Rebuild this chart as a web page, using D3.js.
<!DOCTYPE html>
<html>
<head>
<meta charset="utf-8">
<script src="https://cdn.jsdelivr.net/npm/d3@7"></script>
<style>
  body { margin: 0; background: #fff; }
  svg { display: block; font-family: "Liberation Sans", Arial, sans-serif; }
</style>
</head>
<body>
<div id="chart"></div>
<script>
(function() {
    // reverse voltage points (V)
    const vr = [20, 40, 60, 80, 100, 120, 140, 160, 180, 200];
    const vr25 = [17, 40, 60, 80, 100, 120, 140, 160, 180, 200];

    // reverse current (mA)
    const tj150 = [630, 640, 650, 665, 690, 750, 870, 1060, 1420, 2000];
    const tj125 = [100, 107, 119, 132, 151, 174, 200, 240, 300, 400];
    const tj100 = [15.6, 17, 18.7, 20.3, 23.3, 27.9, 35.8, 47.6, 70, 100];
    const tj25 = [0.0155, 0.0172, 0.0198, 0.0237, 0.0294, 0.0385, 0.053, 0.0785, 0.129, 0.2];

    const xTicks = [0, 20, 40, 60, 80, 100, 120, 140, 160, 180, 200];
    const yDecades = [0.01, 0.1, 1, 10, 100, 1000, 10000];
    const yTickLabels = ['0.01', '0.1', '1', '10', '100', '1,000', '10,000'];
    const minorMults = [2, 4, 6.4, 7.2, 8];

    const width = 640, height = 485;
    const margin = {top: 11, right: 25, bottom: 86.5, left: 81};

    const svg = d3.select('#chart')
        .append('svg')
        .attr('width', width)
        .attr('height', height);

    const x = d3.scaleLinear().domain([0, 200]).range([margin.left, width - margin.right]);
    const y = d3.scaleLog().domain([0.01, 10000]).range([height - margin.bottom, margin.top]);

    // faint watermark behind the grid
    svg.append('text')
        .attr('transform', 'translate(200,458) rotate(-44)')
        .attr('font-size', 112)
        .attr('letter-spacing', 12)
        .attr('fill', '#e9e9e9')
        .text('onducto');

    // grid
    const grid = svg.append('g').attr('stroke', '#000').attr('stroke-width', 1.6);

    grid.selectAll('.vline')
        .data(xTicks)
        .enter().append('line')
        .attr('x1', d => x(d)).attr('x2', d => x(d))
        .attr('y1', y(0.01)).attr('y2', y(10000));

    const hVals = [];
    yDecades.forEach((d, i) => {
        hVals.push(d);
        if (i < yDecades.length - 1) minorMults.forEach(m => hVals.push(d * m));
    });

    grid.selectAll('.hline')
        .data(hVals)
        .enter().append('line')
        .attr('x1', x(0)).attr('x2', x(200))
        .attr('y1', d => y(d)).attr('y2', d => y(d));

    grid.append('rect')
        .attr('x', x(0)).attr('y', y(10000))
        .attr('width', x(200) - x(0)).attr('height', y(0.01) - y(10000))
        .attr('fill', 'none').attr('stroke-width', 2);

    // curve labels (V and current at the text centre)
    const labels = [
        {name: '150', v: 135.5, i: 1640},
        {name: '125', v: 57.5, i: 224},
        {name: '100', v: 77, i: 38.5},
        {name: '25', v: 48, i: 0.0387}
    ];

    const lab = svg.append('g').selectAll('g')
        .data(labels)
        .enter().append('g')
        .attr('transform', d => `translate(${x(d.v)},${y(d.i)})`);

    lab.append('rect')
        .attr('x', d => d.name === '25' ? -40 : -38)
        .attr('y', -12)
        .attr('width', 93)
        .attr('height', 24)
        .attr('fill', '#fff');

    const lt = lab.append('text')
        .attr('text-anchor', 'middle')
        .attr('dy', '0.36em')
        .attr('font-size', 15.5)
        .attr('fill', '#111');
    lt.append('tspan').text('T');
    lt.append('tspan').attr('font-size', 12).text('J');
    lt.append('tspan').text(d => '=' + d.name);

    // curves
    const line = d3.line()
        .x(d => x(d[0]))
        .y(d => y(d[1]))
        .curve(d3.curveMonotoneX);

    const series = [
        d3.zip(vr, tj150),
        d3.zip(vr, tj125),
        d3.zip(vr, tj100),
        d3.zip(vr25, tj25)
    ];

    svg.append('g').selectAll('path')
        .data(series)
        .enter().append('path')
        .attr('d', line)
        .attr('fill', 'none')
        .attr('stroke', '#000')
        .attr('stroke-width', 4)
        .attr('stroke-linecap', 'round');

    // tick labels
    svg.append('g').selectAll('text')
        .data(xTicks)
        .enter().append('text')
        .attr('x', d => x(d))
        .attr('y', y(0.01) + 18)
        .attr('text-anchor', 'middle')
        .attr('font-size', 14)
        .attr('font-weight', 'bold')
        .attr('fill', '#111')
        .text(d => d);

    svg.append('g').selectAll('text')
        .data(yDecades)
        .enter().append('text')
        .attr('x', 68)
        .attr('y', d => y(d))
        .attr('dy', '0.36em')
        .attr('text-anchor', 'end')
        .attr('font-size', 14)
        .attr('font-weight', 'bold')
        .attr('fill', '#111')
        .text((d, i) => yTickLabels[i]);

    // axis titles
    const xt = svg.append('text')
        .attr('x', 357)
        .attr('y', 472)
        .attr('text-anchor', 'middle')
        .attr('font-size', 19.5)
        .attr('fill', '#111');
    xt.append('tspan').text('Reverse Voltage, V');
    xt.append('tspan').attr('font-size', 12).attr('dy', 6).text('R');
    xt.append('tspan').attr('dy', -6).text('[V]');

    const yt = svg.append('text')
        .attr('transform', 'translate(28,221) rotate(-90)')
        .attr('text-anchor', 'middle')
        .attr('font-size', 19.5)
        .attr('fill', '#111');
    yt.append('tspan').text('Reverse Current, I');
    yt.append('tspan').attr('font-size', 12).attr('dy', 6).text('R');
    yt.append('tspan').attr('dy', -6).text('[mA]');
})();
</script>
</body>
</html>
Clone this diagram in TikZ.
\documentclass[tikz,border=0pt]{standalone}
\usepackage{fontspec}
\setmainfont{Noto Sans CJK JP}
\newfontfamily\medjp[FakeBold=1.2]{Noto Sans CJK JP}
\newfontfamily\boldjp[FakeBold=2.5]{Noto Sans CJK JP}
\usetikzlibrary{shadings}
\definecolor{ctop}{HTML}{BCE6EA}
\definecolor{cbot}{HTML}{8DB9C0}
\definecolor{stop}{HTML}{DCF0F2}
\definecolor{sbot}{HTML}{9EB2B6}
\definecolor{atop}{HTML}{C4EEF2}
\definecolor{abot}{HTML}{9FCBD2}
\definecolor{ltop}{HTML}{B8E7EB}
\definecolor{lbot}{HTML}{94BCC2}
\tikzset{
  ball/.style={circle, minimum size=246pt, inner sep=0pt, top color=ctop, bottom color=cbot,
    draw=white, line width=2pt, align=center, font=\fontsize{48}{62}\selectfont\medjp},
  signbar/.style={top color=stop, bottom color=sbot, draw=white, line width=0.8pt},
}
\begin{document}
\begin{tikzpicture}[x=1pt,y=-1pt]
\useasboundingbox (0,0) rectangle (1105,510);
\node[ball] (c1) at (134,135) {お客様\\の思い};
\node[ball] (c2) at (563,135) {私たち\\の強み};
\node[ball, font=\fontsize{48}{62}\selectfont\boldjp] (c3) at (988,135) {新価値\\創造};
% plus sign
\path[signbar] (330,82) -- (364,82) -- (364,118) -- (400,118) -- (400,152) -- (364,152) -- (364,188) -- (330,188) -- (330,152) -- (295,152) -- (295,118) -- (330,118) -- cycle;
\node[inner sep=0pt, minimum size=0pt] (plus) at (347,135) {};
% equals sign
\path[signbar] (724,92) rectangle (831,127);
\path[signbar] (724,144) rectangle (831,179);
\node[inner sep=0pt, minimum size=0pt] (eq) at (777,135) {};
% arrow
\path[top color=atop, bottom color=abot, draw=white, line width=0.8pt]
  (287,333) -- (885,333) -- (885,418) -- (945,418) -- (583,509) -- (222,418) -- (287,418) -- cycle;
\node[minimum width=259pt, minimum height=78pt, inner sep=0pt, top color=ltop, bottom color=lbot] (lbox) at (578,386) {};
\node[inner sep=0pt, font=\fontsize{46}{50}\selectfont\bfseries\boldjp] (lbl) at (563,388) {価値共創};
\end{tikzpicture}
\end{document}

——

◆ **REQUIREMENTS**: Set down exactly the lines that begin the records and continue through the line bearing "const y = d3.scaleLog().domain([0.01, 10000]).range([height"; include both ends.

◆ **OUTPUT OF THE TASK**:
Rebuild this chart as a web page, using D3.js.
<!DOCTYPE html>
<html>
<head>
<meta charset="utf-8">
<script src="https://cdn.jsdelivr.net/npm/d3@7"></script>
<style>
  body { margin: 0; background: #fff; }
  svg { display: block; font-family: "Liberation Sans", Arial, sans-serif; }
</style>
</head>
<body>
<div id="chart"></div>
<script>
(function() {
    // reverse voltage points (V)
    const vr = [20, 40, 60, 80, 100, 120, 140, 160, 180, 200];
    const vr25 = [17, 40, 60, 80, 100, 120, 140, 160, 180, 200];

    // reverse current (mA)
    const tj150 = [630, 640, 650, 665, 690, 750, 870, 1060, 1420, 2000];
    const tj125 = [100, 107, 119, 132, 151, 174, 200, 240, 300, 400];
    const tj100 = [15.6, 17, 18.7, 20.3, 23.3, 27.9, 35.8, 47.6, 70, 100];
    const tj25 = [0.0155, 0.0172, 0.0198, 0.0237, 0.0294, 0.0385, 0.053, 0.0785, 0.129, 0.2];

    const xTicks = [0, 20, 40, 60, 80, 100, 120, 140, 160, 180, 200];
    const yDecades = [0.01, 0.1, 1, 10, 100, 1000, 10000];
    const yTickLabels = ['0.01', '0.1', '1', '10', '100', '1,000', '10,000'];
    const minorMults = [2, 4, 6.4, 7.2, 8];

    const width = 640, height = 485;
    const margin = {top: 11, right: 25, bottom: 86.5, left: 81};

    const svg = d3.select('#chart')
        .append('svg')
        .attr('width', width)
        .attr('height', height);

    const x = d3.scaleLinear().domain([0, 200]).range([margin.left, width - margin.right]);
    const y = d3.scaleLog().domain([0.01, 10000]).range([height - margin.bottom, margin.top]);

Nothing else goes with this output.